Mais réduire le débat à la cybersécurité serait une erreur. L'interopérabilité est tout aussi cruciale. Sans systèmes capables de communiquer entre eux et avec les plateformes agréées, les entreprises s'exposent à des blocages opérationnels coûteux. Les directions financières le savent : il ne s'agit pas seulement de cocher une case réglementaire, mais de choisir des solutions qui sécurisent les données tout en s'intégrant harmonieusement à leur écosystème ERP.

Prendre une longueur d'avance, au-delà de la simple mise en conformité

Les entreprises françaises ont le choix. Elles peuvent considérer la facturation électronique comme un projet informatique d'importance relative, à mettre en place quand elles auront le temps (c'est-à-dire à la dernière minute). Ou elles peuvent se préparer pour l'avenir et s'appuyer sur cette obligation réglementaire pour repenser leurs processus financiers, en commençant par les données de facturation et en évoluant vers une automatisation de bout en bout.

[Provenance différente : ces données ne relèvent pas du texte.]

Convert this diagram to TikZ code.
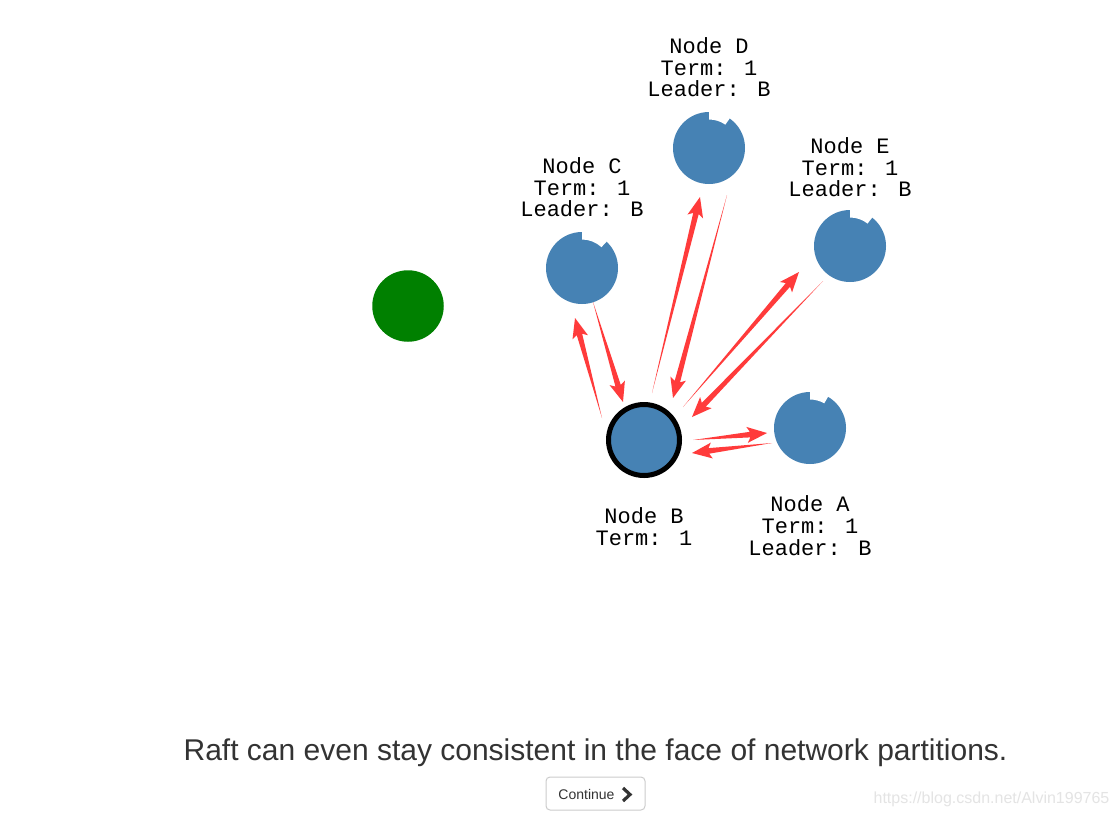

Celles qui ont agi tôt voient déjà les résultats. Notre récente étude a d'ailleurs révélé qu'elles réduisent leurs coûts, accélèrent les paiements et obtiennent des informations que les systèmes manuels ne peuvent tout simplement pas fournir. Plus important encore, elles sont en train de pérenniser leur infrastructure financière afin d'être prêtes pour le prochain changement de réglementation et la prochaine évolution du marché.

Beaucoup d'entreprises affichent une certaine sérénité face à l'échéance, alors même qu'une majorité n'a pas encore entamé sa mise en conformité. Ce n'est pas qu'elles ignorent la réforme, mais probablement qu'elles la sous-estiment. Pour certains dirigeants, la facturation électronique n'est qu'un sujet technique, loin des priorités stratégiques. Ce serait une erreur de le croire. Derrière cette obligation se cache une transformation profonde : celle des processus financiers, de la gouvernance des données et, plus largement, de la manière dont les entreprises interagissent avec leurs écosystèmes. Attendre, c'est prendre le risque de subir cette mutation plutôt que d'en tirer parti.